Singur, Dec. 19: Twelve hours before her body was found in flames in Singur’s fenced area, Tapasi Malik had been pushing a crowd of young land-acquisition protesters to sing louder.

Jokhoni gaan gaaibe, gala phatiye, jore, bhalo kore gaaibe (when you sing, never hold back, give it all),” the 18-year-old urged the young boys and girls at Sunday’s sit-in, which she had taken the lead in organising.

Members of the Trinamul Congress-backed Krishi Jomi Banchao Committee, the pivot of the protests in Singur where land has been acquired for a Tata Motors factory, said the words of the murdered girl reflected her spirit.

Without her efforts, the six-hour show from 10 am yesterday at Baro Haath Kalitala off Bajemelia — an effort to get local students and youths to join the protest — would have been a non-starter, committee member Ganesh Chakrabarty said.

In Beraberi, Gopalnagar and Bajemelia — all Trinamul pocket boroughs — Tapasi was a hero in the war against the government.

In other parts of Singur such as Khasherbheri, Madhusudanpur and Joymallya most had not heard of the young rebel. “No one like her came to our area,” said Keshab Sarkar of Khasherbheri.
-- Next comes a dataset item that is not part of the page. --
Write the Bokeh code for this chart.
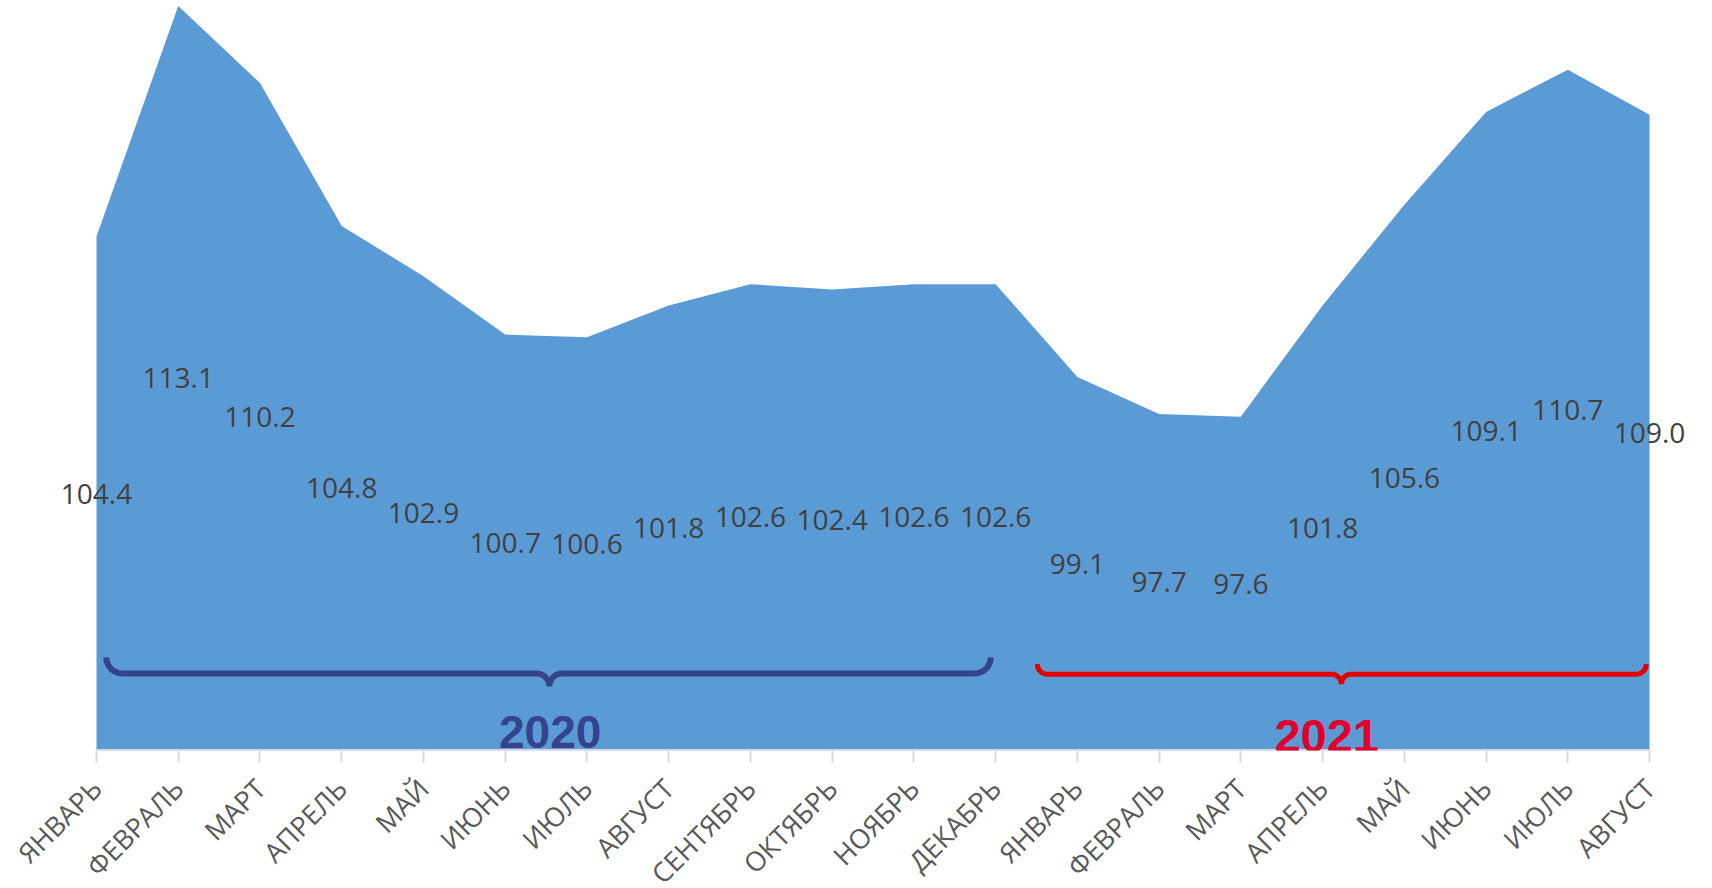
import math
import numpy as np
from bokeh.plotting import figure
from bokeh.models import FixedTicker, ColumnDataSource, Range1d
from bokeh.core.properties import value
from bokeh.embed import file_html
from bokeh.resources import INLINE

# ---- data ----
months = ["ЯНВАРЬ", "ФЕВРАЛЬ", "МАРТ", "АПРЕЛЬ", "МАЙ", "ИЮНЬ", "ИЮЛЬ", "АВГУСТ",
          "СЕНТЯБРЬ", "ОКТЯБРЬ", "НОЯБРЬ", "ДЕКАБРЬ",
          "ЯНВАРЬ", "ФЕВРАЛЬ", "МАРТ", "АПРЕЛЬ", "МАЙ", "ИЮНЬ", "ИЮЛЬ", "АВГУСТ"]
values = [104.4, 113.1, 110.2, 104.8, 102.9, 100.7, 100.6, 101.8, 102.6, 102.4, 102.6, 102.6,
          99.1, 97.7, 97.6, 101.8, 105.6, 109.1, 110.7, 109.0]
years = ["2020", "2021"]
year_first_idx = [0, 12]
year_last_idx = [11, 19]

# ---- layout ----
FRAME_W, FRAME_H = 1700, 750
SX = 81.74                         # px per category
X_START = -96 / SX
X_END = X_START + FRAME_W / SX
Y_MIN, Y_MAX = 85.0, 113.31
SY = FRAME_H / (Y_MAX - Y_MIN)     # px per y unit

idx = list(range(len(values)))
src = ColumnDataSource(dict(
    x=idx, top=values, base=[Y_MIN] * len(values),
    mid=[(v + Y_MIN) / 2 for v in values],
    lab=[f"{v:.1f}" for v in values]))

p = figure(frame_width=FRAME_W, frame_height=FRAME_H, output_backend="svg",
           toolbar_location=None, x_range=Range1d(X_START, X_END),
           y_range=Range1d(Y_MIN, Y_MAX), y_axis_location=None,
           min_border=0, min_border_left=0, min_border_right=0, min_border_top=0)
p.outline_line_color = None
p.xgrid.visible = False
p.ygrid.visible = False
p.background_fill_color = "white"

p.varea(x="x", y1="base", y2="top", source=src, fill_color="#5B9BD5")

# axis
ax = p.xaxis[0]
ax.ticker = FixedTicker(ticks=idx)
ax.major_label_overrides = {i: m for i, m in enumerate(months)}
ax.major_label_orientation = math.pi / 4
ax.major_label_text_font = "Open Sans"
ax.major_label_text_font_size = "27px"
ax.major_label_text_color = "#595959"
ax.axis_line_color = None
ax.major_tick_line_color = "#D9D9D9"
ax.major_tick_line_width = 2
ax.major_tick_out = 12
ax.major_tick_in = 0
ax.minor_tick_line_color = None
ax.major_label_standoff = 21

p.line(x=[idx[0], idx[-1]], y=[Y_MIN, Y_MIN], line_color="#D9D9D9", line_width=3)

# data labels
p.text(x="x", y="mid", text="lab", source=src, text_align="center",
       text_baseline="middle", text_font=value("Open Sans"),
       text_font_size="28px", text_color="#404040")


def brace(x0, x1, xm, yl, r_end, r_mid, n=14):
    xs, ys = [], []
    def arc(cx, cy, r, a0, a1):
        for t in np.linspace(a0, a1, n):
            xs.append(cx + r * math.cos(t) / SX)
            ys.append(cy + r * math.sin(t) / SY)
    arc(x0 + r_end / SX, yl + r_end / SY, r_end, math.pi, 1.5 * math.pi)
    arc(xm - r_mid / SX, yl - r_mid / SY, r_mid, 0.5 * math.pi, 0.0)
    arc(xm + r_mid / SX, yl - r_mid / SY, r_mid, math.pi, 0.5 * math.pi)
    arc(x1 - r_end / SX, yl + r_end / SY, r_end, 1.5 * math.pi, 2 * math.pi)
    return xs, ys


# brace 2020
bx, by = brace(year_first_idx[0] + 0.12, year_last_idx[0] - 0.06, 5.54, 87.91, 16, 13)
p.line(bx, by, line_color="#34438C", line_width=6)
# brace 2021
bx, by = brace(year_first_idx[1] - 0.49, year_last_idx[1] - 0.04, 15.23, 87.88, 10, 10)
p.line(bx, by, line_color="#E00000", line_width=5)

p.text(x=[5.55], y=[Y_MIN + 19 / SY], text=[years[0]], text_align="center",
       text_baseline="middle", text_font=value("Liberation Sans"),
       text_font_style="bold", text_font_size="46px", text_color="#34438C")
p.text(x=[15.05], y=[Y_MIN + 15 / SY], text=[years[1]], text_align="center",
       text_baseline="middle", text_font=value("Liberation Sans"),
       text_font_style="bold", text_font_size="47px", text_color="#E1002D")

open("out.html", "w").write(file_html(p, INLINE))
Nitai Roy, who tills sharecroppers’ plots when they decide not to sow seeds, said: “There was no agitation in our area.”

Many farmers in Singur, about 40 km from Calcutta, have willingly sold their land to the government in anticipation of a booming car plant.
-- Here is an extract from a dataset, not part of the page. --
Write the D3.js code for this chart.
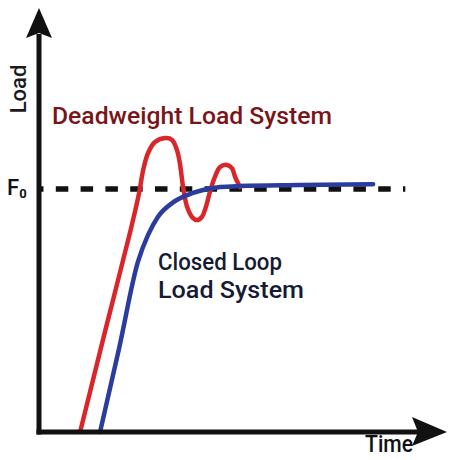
<!DOCTYPE html>
<html lang="en">
<head>
    <meta charset="UTF-8">
    <title>Load vs Time</title>
    <script src="https://d3js.org/d3.v7.min.js"></script>
</head>
<style>
    body {
        margin: 0;
        background: #fff;
    }
    svg {
        display: block;
        font-family: Roboto, "Open Sans", sans-serif;
    }
</style>
<body>
<div class="chart"></div>
<script>
  /** data: time (0-100) and load (F0 = 1) */
  var deadweightTime = [10.1, 16.2, 22.4, 24.6, 25.6, 26.8, 28.5, 31.0, 32.7, 33.9, 34.6, 35.4, 36.4, 37.8, 38.8,
    40.0, 41.0, 42.0, 43.2, 44.5, 46.2, 47.4, 48.2, 49.4];
  var deadweightLoad = [0, 0.412, 0.823, 0.984, 1.078, 1.148, 1.193, 1.21, 1.202, 1.16, 1.107, 1.008, 0.926, 0.881, 0.872,
    0.885, 0.926, 0.988, 1.049, 1.091, 1.099, 1.086, 1.049, 1.008];

  var closedLoopTime = [15.0, 19.7, 24.3, 26.8, 29.2, 32.7, 36.4, 40.3, 44.5, 49.4, 64.1, 82.1];
  var closedLoopLoad = [0, 0.346, 0.70, 0.811, 0.885, 0.942, 0.975, 0.996, 1.008, 1.012, 1.016, 1.02];

  var f0Level = 1;
  var f0End = 90;

  var seriesLabels = ['Deadweight Load System', 'Closed Loop', 'Load System'];
  var axisLabels = ['Load', 'Time'];

  var width = 453, height = 460;

  var svg = d3.select('.chart')
    .append('svg')
    .attr('width', width)
    .attr('height', height);

  /** scales: x axis sits at load 0, arrow tips near the edges */
  var x = d3.scaleLinear().domain([0, 100]).range([39, 446]);
  var y = d3.scaleLinear().domain([0, 1]).range([432, 189]);

  var line = d3.line()
    .x(function (d) { return x(d[0]); })
    .y(function (d) { return y(d[1]); });

  var deadweight = d3.zip(deadweightTime, deadweightLoad);
  var closedLoop = d3.zip(closedLoopTime, closedLoopLoad);

  /** F0 dashed reference line */
  svg.append('path')
    .attr('d', line([[0, f0Level], [f0End, f0Level]]))
    .attr('fill', 'none')
    .attr('stroke', '#111')
    .attr('stroke-width', 5.5)
    .attr('stroke-dasharray', '12.5,12.3')
    .attr('stroke-dashoffset', 8);

  /** response curves */
  svg.append('path')
    .attr('d', line.curve(d3.curveCatmullRom.alpha(0.5))(deadweight))
    .attr('fill', 'none')
    .attr('stroke', '#d9262b')
    .attr('stroke-width', 4.5)
    .attr('stroke-linecap', 'round')
    .attr('stroke-linejoin', 'round');

  svg.append('path')
    .attr('d', line.curve(d3.curveMonotoneX)(closedLoop))
    .attr('fill', 'none')
    .attr('stroke', '#2b3c9f')
    .attr('stroke-width', 4.5)
    .attr('stroke-linecap', 'round')
    .attr('stroke-linejoin', 'round');

  /** axes with arrow heads */
  var x0 = x(0), y0 = y(0);
  var yTip = 8, xTip = 447;

  svg.append('line')
    .attr('x1', x0).attr('y1', y0 + 2.5)
    .attr('x2', x0).attr('y2', yTip + 26)
    .attr('stroke', '#111')
    .attr('stroke-width', 5);

  svg.append('line')
    .attr('x1', x0 - 2.5).attr('y1', y0)
    .attr('x2', xTip - 26).attr('y2', y0)
    .attr('stroke', '#111')
    .attr('stroke-width', 5);

  svg.append('path')
    .attr('d', 'M' + x0 + ',' + yTip + 'L' + (x0 + 13) + ',' + (yTip + 30) +
      'L' + x0 + ',' + (yTip + 25) + 'L' + (x0 - 13) + ',' + (yTip + 30) + 'Z')
    .attr('fill', '#111');

  svg.append('path')
    .attr('d', 'M' + xTip + ',' + y0 + 'L' + (xTip - 35) + ',' + (y0 - 15) +
      'L' + (xTip - 29) + ',' + y0 + 'L' + (xTip - 35) + ',' + (y0 + 14) + 'Z')
    .attr('fill', '#111');

  /** axis labels */
  svg.append('text')
    .attr('transform', 'translate(26,89) rotate(-90)')
    .attr('text-anchor', 'middle')
    .style('font-size', '22px')
    .style('font-weight', 500)
    .attr('fill', '#1b1b1b')
    .text(axisLabels[0]);

  svg.append('text')
    .attr('x', 365)
    .attr('y', 452)
    .attr('textLength', 48)
    .attr('lengthAdjust', 'spacingAndGlyphs')
    .style('font-size', '24px')
    .style('font-weight', 500)
    .attr('fill', '#111')
    .text(axisLabels[1]);

  var f0 = svg.append('text')
    .attr('x', 7)
    .attr('y', y(f0Level) + 6)
    .style('font-size', '22px')
    .style('font-weight', 500)
    .attr('fill', '#111');
  f0.append('tspan').text('F');
  f0.append('tspan')
    .attr('dy', 3)
    .style('font-size', '13px')
    .style('font-weight', 700)
    .text('0');

  /** series labels */
  svg.append('text')
    .attr('x', 52)
    .attr('y', 124)
    .attr('textLength', 280)
    .attr('lengthAdjust', 'spacingAndGlyphs')
    .style('font-size', '24.5px')
    .style('font-weight', 500)
    .attr('fill', '#7a1418')
    .text(seriesLabels[0]);

  var closedWidths = [124, 146];
  svg.selectAll('.closed-label')
    .data(seriesLabels.slice(1))
    .enter().append('text')
    .classed('closed-label', true)
    .attr('x', 158)
    .attr('y', function (_, i) { return 270 + i * 28; })
    .attr('textLength', function (_, i) { return closedWidths[i]; })
    .attr('lengthAdjust', 'spacingAndGlyphs')
    .style('font-size', '23px')
    .style('font-weight', 500)
    .attr('fill', '#161a35')
    .text(function (d) { return d; });
</script>
</body>
</html>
Ganesh Chakrabarty, who sees the Tatas’ “dream project” as a harbinger of doom, said: “Tapasi was a bundle of energy. She mobilised contacts in other villages — she was a natural organiser.”

Tapasi had dropped out of the local Beraberi High School after Class VIII because father Monoranjan could not afford the fees. Still, she was the most educated in her family.
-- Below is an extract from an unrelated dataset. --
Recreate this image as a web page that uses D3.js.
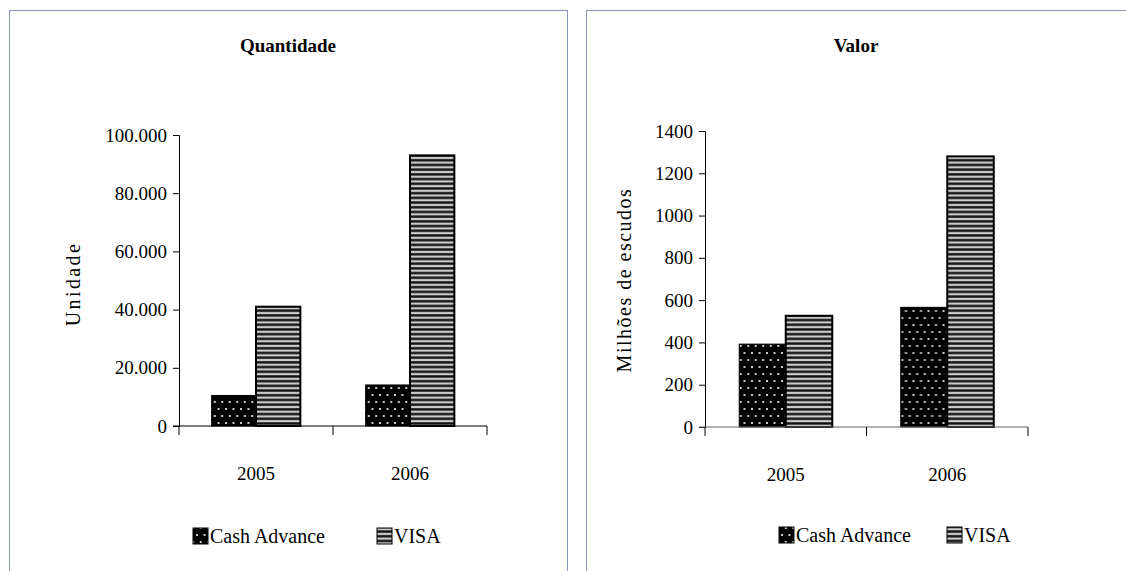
<!DOCTYPE html>
<html>
<head>
<meta charset="utf-8">
<script src="https://cdn.jsdelivr.net/npm/d3@7"></script>
<style>
  html, body { margin: 0; padding: 0; background: #fff; }
  svg { display: block; }
</style>
</head>
<body>
<svg id="chart" width="1126" height="571"></svg>
<script>
// Cartões: quantidade e valor por ano
const years = ["2005", "2006"];
const seriesNames = ["Cash Advance", "VISA"];

const quantidadeCash = [10500, 14100];
const quantidadeVisa = [41000, 93000];
const quantidadeTicks = [0, 20000, 40000, 60000, 80000, 100000];

const valorCash = [392, 566];
const valorVisa = [526, 1280];
const valorTicks = [0, 200, 400, 600, 800, 1000, 1200, 1400];

const SERIF = "'Liberation Serif', 'DejaVu Serif', serif";

const svg = d3.select("#chart").attr("font-family", SERIF);
const defs = svg.append("defs");

// Dotted fill for Cash Advance
const dots = defs.append("pattern")
  .attr("id", "dots").attr("patternUnits", "userSpaceOnUse")
  .attr("width", 15).attr("height", 14);
dots.append("rect").attr("width", 15).attr("height", 14).attr("fill", "#000");
[[2, 3], [9.5, 3], [5.75, 10], [13.25, 10]].forEach(([cx, cy]) => {
  dots.append("rect").attr("x", cx - 1).attr("y", cy - 1)
    .attr("width", 2).attr("height", 2).attr("fill", "#c8c8c8");
});

// Horizontal stripes for VISA
const stripes = defs.append("pattern")
  .attr("id", "stripes").attr("patternUnits", "userSpaceOnUse")
  .attr("width", 10).attr("height", 4.7);
stripes.append("rect").attr("width", 10).attr("height", 4.7).attr("fill", "#111");
stripes.append("rect").attr("y", 1.6).attr("width", 10).attr("height", 2.4).attr("fill", "#a8a8a8");
stripes.append("rect").attr("y", 2.4).attr("width", 10).attr("height", 0.9).attr("fill", "#f0f0f0");

const fills = ["url(#dots)", "url(#stripes)"];

function txt(sel, size, weight) {
  return sel.style("font-family", SERIF).style("font-size", size + "px")
    .style("font-weight", weight || "normal").attr("fill", "#000");
}

function drawPanel(cfg) {
  const g = svg.append("g");

  // frame
  g.append("rect")
    .attr("x", cfg.frame[0] + 0.5).attr("y", cfg.frame[1] + 0.5)
    .attr("width", cfg.frame[2]).attr("height", cfg.frame[3])
    .attr("fill", "none").attr("stroke", "#8a94b4").attr("stroke-width", 1);

  // title
  txt(g.append("text"), 19, "bold")
    .attr("x", cfg.titleX).attr("y", 52)
    .attr("text-anchor", "middle")
    .text(cfg.title);

  const y = d3.scaleLinear().domain([0, cfg.max]).range([cfg.y0, cfg.y1]);
  const x = d3.scaleBand().domain(years).range([cfg.x0, cfg.x1]).padding(0);
  const inner = d3.scaleBand().domain(seriesNames)
    .range([x.bandwidth() * 0.212, x.bandwidth() * 0.788]).padding(0);

  // bars
  const data = years.map((yr, i) => ({ yr, vals: [cfg.cash[i], cfg.visa[i]] }));
  const groups = g.selectAll("g.grp").data(data).join("g")
    .attr("transform", d => `translate(${x(d.yr)},0)`);
  groups.selectAll("rect").data(d => d.vals.map((v, k) => ({ v, k })))
    .join("rect")
    .attr("x", d => inner(seriesNames[d.k]))
    .attr("y", d => y(d.v))
    .attr("width", inner.bandwidth())
    .attr("height", d => y(0) - y(d.v))
    .attr("fill", d => fills[d.k])
    .attr("stroke", "#000")
    .attr("stroke-width", d => d.k === 1 ? 2 : 1);

  // y axis
  const ya = g.append("g").attr("transform", `translate(${cfg.x0},0)`)
    .call(d3.axisLeft(y).tickValues(cfg.ticks).tickSize(6).tickPadding(6)
      .tickFormat(cfg.fmt));
  ya.attr("font-family", SERIF);
  ya.select(".domain").attr("stroke", "#000");
  ya.selectAll(".tick line").attr("stroke", "#000");
  txt(ya.selectAll("text"), 19);

  // x axis
  const xa = g.append("g").attr("transform", `translate(0,${cfg.y0})`);
  xa.append("line").attr("x1", cfg.x0 - 6).attr("x2", cfg.x1)
    .attr("stroke", cfg.xAxisColor).attr("stroke-width", 1.2);
  const bounds = [cfg.x0, cfg.x0 + x.step(), cfg.x1];
  xa.selectAll("line.tk").data(bounds).join("line")
    .attr("class", "tk")
    .attr("x1", d => d).attr("x2", d => d).attr("y1", 0).attr("y2", 9)
    .attr("stroke", "#000");
  txt(xa.selectAll("text").data(years).join("text"), 19)
    .attr("x", d => x(d) + x.bandwidth() / 2).attr("y", 54)
    .attr("text-anchor", "middle")
    .text(d => d);

  // y axis title
  txt(g.append("text"), cfg.yTitleSize)
    .attr("transform", `translate(${cfg.yTitleX},${cfg.yTitleY}) rotate(-90)`)
    .attr("text-anchor", "middle")
    .style("letter-spacing", cfg.yTitleSpacing)
    .text(cfg.yTitle);

  // legend
  const lg = g.append("g");
  cfg.legend.forEach((l, k) => {
    lg.append("rect")
      .attr("x", l.x).attr("y", cfg.legendY - 15)
      .attr("width", 15).attr("height", 16)
      .attr("fill", fills[k]).attr("stroke", "#000").attr("stroke-width", 1);
    txt(lg.append("text"), 20)
      .attr("x", l.x + 17).attr("y", cfg.legendY)
      .text(seriesNames[k]);
  });
}

const fmtDot = d => d3.format(",")(d).replace(/,/g, ".");

drawPanel({
  frame: [9, 10, 558, 600],
  title: "Quantidade", titleX: 288,
  max: 100000, ticks: quantidadeTicks, fmt: fmtDot,
  cash: quantidadeCash, visa: quantidadeVisa,
  x0: 179, x1: 487, y0: 426, y1: 135,
  xAxisColor: "#000",
  yTitle: "Unidade", yTitleX: 80, yTitleY: 284, yTitleSize: 20, yTitleSpacing: "2.4px",
  legend: [{ x: 193 }, { x: 377 }], legendY: 543
});

drawPanel({
  frame: [586, 10, 600, 600],
  title: "Valor", titleX: 856,
  max: 1400, ticks: valorTicks, fmt: d3.format("d"),
  cash: valorCash, visa: valorVisa,
  x0: 705, x1: 1028, y0: 427, y1: 131,
  xAxisColor: "#666",
  yTitle: "Milhões de escudos", yTitleX: 631, yTitleY: 280, yTitleSize: 20, yTitleSpacing: "1.5px",
  legend: [{ x: 779 }, { x: 947 }], legendY: 542
});
</script>
</body>
</html>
“She did the household chores, helping mother Molina out. She got up early to prepare food for her teenage brothers Surojit and Subhas, who work as carpenters in Calcutta,” said Saraswati Mitra, a relative.

Her debut as an activist came the day Tata officials were stopped near a club, Ujjal Sangha, in Bajemelia, yards from her home.

On September 25, she joined the gherao of the BDO’s office with her mother. Then followed a trip to Calcutta to attend a Trinamul Congress meeting.

“Back in Singur, Tapasi went about liaising with the committee’s top leaders, including Nayantara Dhara, who wrote the lyrics for the protest songs,” said Haradhan Patra of Gopalnagar.

“I had heard about a girl like that. But she never came to our area,” said Krishnapada Mondal of Madhusudanpur, only a couple of kilometres from Gopalnagar.

Today, as many villagers were still numbed by her death and activist Medha Patkar turned up to lead a march of women from Bajemelia demanding punishment for Tapasi’s killers, a part of Singur came to know about her from reports of yesterday morning’s murder.